Saturday, August 29, 2009

Remaining in Afghanistan, continued

In my previous post, I struggled with the compelling interests that would keep the US, Canada and NATO in Afghanistan. I didn't really get at a key aspect that was in the back of my mind yesterday: the so-called Pottery Barn rule of intervention--you break it, you bought it. I do think that the US and NATO have some responsibility to clean up the mess that they helped make over the past thirty years or so--arming extremists, leaving Afghanistan to rot in the aftermath of the Soviet pullout, the minimal effort made after the Taliban were knocked out, etc.

This is not quite the sunk cost argument (although it is somewhat close) that we spent x billions and y lives, so we need to stick around. Instead, the argument is that we have to be responsible about when and how we depart. If there is one lesson from Vietnam that folks on various ends of the political spectrum can agree, it is that the US left Southeast Asia irresponsibly, leaving our allies to their fates in South Vietnam and providing the opportunity for the Khmer Rouge to rise in Cambodia and so on. This is one of the reasons why I was opposed to the war in Iraq--that it would be very hard to exit and the US might be facilitating genocide if it left quickly. Even as the US tries to follow through on its agreement with the Iraqi government, it is becoming clear that the Iraqis may not have been ready for it.
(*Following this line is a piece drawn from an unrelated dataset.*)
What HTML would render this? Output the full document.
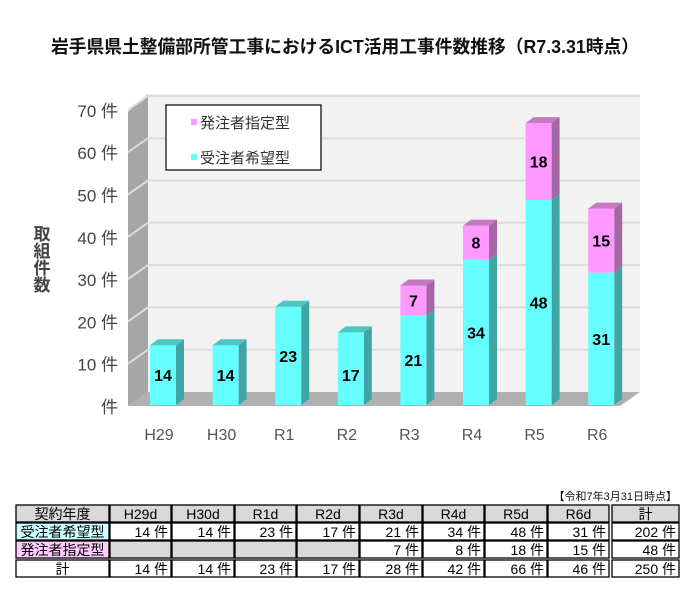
<!DOCTYPE html>
<html><head><meta charset="utf-8"><style>
body{margin:0;background:#fff;width:690px;height:614px;overflow:hidden;font-family:"Liberation Sans","Noto Sans CJK JP",sans-serif}
svg{display:block}
</style></head><body>
<svg id="chart" width="690" height="614" xmlns="http://www.w3.org/2000/svg" font-family="'Liberation Sans','Noto Sans CJK JP',sans-serif">
<text x="345" y="53" text-anchor="middle" font-size="18" font-weight="bold" textLength="588" lengthAdjust="spacingAndGlyphs" fill="#111">岩手県県土整備部所管工事におけるICT活用工事件数推移（R7.3.31時点）</text>
<g id="plot"></g>
<text x="677" y="500" text-anchor="end" font-size="11" fill="#111">【令和7年3月31日時点】</text>
<g id="table"></g>
</svg>
<script>
const categories=["H29","H30","R1","R2","R3","R4","R5","R6"];
const juchu=[14,14,23,17,21,34,48,31];
const hatchu=[0,0,0,0,7,8,18,15];
const yTicks=[0,10,20,30,40,50,60,70];
const NS="http://www.w3.org/2000/svg";
const plot=document.getElementById('plot');
function mk(tag,attrs,parent,txt){const e=document.createElementNS(NS,tag);for(const k in attrs)e.setAttribute(k,attrs[k]);if(txt!==undefined)e.textContent=txt;(parent||plot).appendChild(e);return e;}
const DX=20,DY=14,x0=128,x1=620,base=406,scale=4.23;
function yv(v){return base-v*scale;}
function xc(i){return 163+i*62.6;}
let w=mk('polygon',{points:`${x0+DX},${yv(70)-DY-2} ${x1+DX},${yv(70)-DY-2} ${x1+DX},${base-DY} ${x0+DX},${base-DY}`,fill:'#f2f2f2'});

let sw=mk('polygon',{points:`${x0},${yv(70)+2} ${x0+DX},${yv(70)-DY-2} ${x0+DX},${base-DY} ${x0},${base}`,fill:'#a6a6a6'});

let fl=mk('polygon',{points:`${x0},${base} ${x0+DX},${base-DY} ${x1+DX},${base-DY} ${x1},${base}`,fill:'#b0b0b0'});

yTicks.forEach(v=>{
  if(v>0){
    const g=mk('polyline',{points:`${x0},${yv(v)} ${x0+DX},${yv(v)-DY} ${x1+DX},${yv(v)-DY}`,fill:'none',stroke:'#dcdcdc','stroke-width':2});
    
  }
  const t=mk('text',{x:118,y:yv(v)+7,'text-anchor':'end','font-size':17,fill:'#444'},plot,(v>0?v+' ':'')+'件');
  
});
const yt=mk('text',{x:42,y:240,'text-anchor':'middle','font-size':17,'font-weight':'bold',fill:'#444'});

['取','組','件','数'].forEach((c,i)=>mk('tspan',{x:42,y:240+i*17},yt,c));
const BW=26,BD=8,BH=6,bb=405;
function seg(cx,v0,v1,front,side,top,name){
  const xl=cx-BW/2,xr=cx+BW/2,yt0=bb-v1*4.27,yb=bb-v0*4.27;
  const s=mk('polygon',{points:`${xr},${yb} ${xr+BD},${yb-BH} ${xr+BD},${yt0-BH} ${xr},${yt0}`,fill:side});
  
  const f=mk('rect',{x:xl,y:yt0,width:BW,height:yb-yt0,fill:front});
  
  if(top){const t=mk('polygon',{points:`${xl},${yt0} ${xl+BD},${yt0-BH} ${xr+BD},${yt0-BH} ${xr},${yt0}`,fill:top});
  }
  return [(yt0+yb)/2];
}
categories.forEach((c,i)=>{
  const cx=xc(i),a=juchu[i],b=hatchu[i];
  const m1=seg(cx,0,a,'#66ffff','#3fa5a5',b?null:'#4cc5c5','bar-juchu-'+c)[0];
  const l1=mk('text',{x:cx,y:(a<20?bb-30:m1)+6,'text-anchor':'middle','font-size':16,'font-weight':'bold',fill:'#000'},plot,a);
  
  if(b){const m2=seg(cx,a,a+b,'#ff99ff','#a466a4','#c27bc2','bar-hatchu-'+c)[0];
    const l2=mk('text',{x:cx,y:m2+6,'text-anchor':'middle','font-size':16,'font-weight':'bold',fill:'#000'},plot,b);
    }
  const xl=mk('text',{x:cx-4,y:440,'text-anchor':'middle','font-size':16,fill:'#555'},plot,c);
  
});
const lg=mk('g',{});
mk('rect',{x:166,y:105,width:155,height:65,fill:'#fff',stroke:'#000','stroke-width':1.2},lg);
mk('rect',{x:191,y:119,width:6,height:6,fill:'#ff99ff'},lg);
const le1=mk('text',{x:200,y:128,'font-size':15,fill:'#333'},lg,'発注者指定型');
mk('rect',{x:191,y:154,width:6,height:6,fill:'#66ffff'},lg);
const le2=mk('text',{x:200,y:163,'font-size':15,fill:'#333'},lg,'受注者希望型');
const tb=document.getElementById('table');
const cols=[16,110,172,235,297,360,423,485,548,612,680];
const rows=[[505,522],[523,540],[541,558],[560,577]];
const heads=["契約年度","H29d","H30d","R1d","R2d","R3d","R4d","R5d","R6d","計"];
function cell(r,c,fill,txt,align,nm){
  const x=cols[c],w=cols[c+1]-x-(c===8?3:1),y=rows[r][0],h=rows[r][1]-y;
  const re=mk('rect',{x:x,y:y,width:w,height:h,fill:fill,stroke:'#000','stroke-width':1.3},tb);
  
  if(txt!==''){const t=mk('text',{x:align==='end'?x+w-3:x+w/2,y:y+h-3,'text-anchor':align,'font-size':14,fill:'#000'},tb,txt);
  }
}
heads.forEach((h,c)=>cell(0,c,'#d9d9d9',h,'middle','header-cell'));
const sumJ=juchu.reduce((a,b)=>a+b,0),sumH=hatchu.reduce((a,b)=>a+b,0);
cell(1,0,'#ccffff','受注者希望型','middle','row-label-juchu');
cell(2,0,'#ffccff','発注者指定型','middle','row-label-hatchu');
cell(3,0,'#fff','計','middle','row-label-total');
categories.forEach((c,i)=>{
  cell(1,i+1,'#fff',juchu[i]+' 件','end','cell-juchu');
  cell(2,i+1,hatchu[i]?'#fff':'#d9d9d9',hatchu[i]?hatchu[i]+' 件':'','end','cell-hatchu');
  cell(3,i+1,'#fff',(juchu[i]+hatchu[i])+' 件','end','cell-total');
});
cell(1,9,'#fff',sumJ+' 件','end','cell-juchu-sum');
cell(2,9,'#fff',sumH+' 件','end','cell-hatchu-sum');
cell(3,9,'#fff',(sumJ+sumH)+' 件','end','cell-grand-total');
</script>
</body></html>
This is moving from a realist/pragmatic argument about what is best for the US and NATO to a moral one about what we owe the Afghans, moving from where I am pretty comfortable to where I have no expertise--normative arguments. Knowing that I am pretty weak here, I will stick with the focus on costs and benefits of sticking around, but I had to acknowledge one of the key reasons to stick around--an obligation to leave things better off if we can. Of course, that is a big if and I will ponder that tomorrow.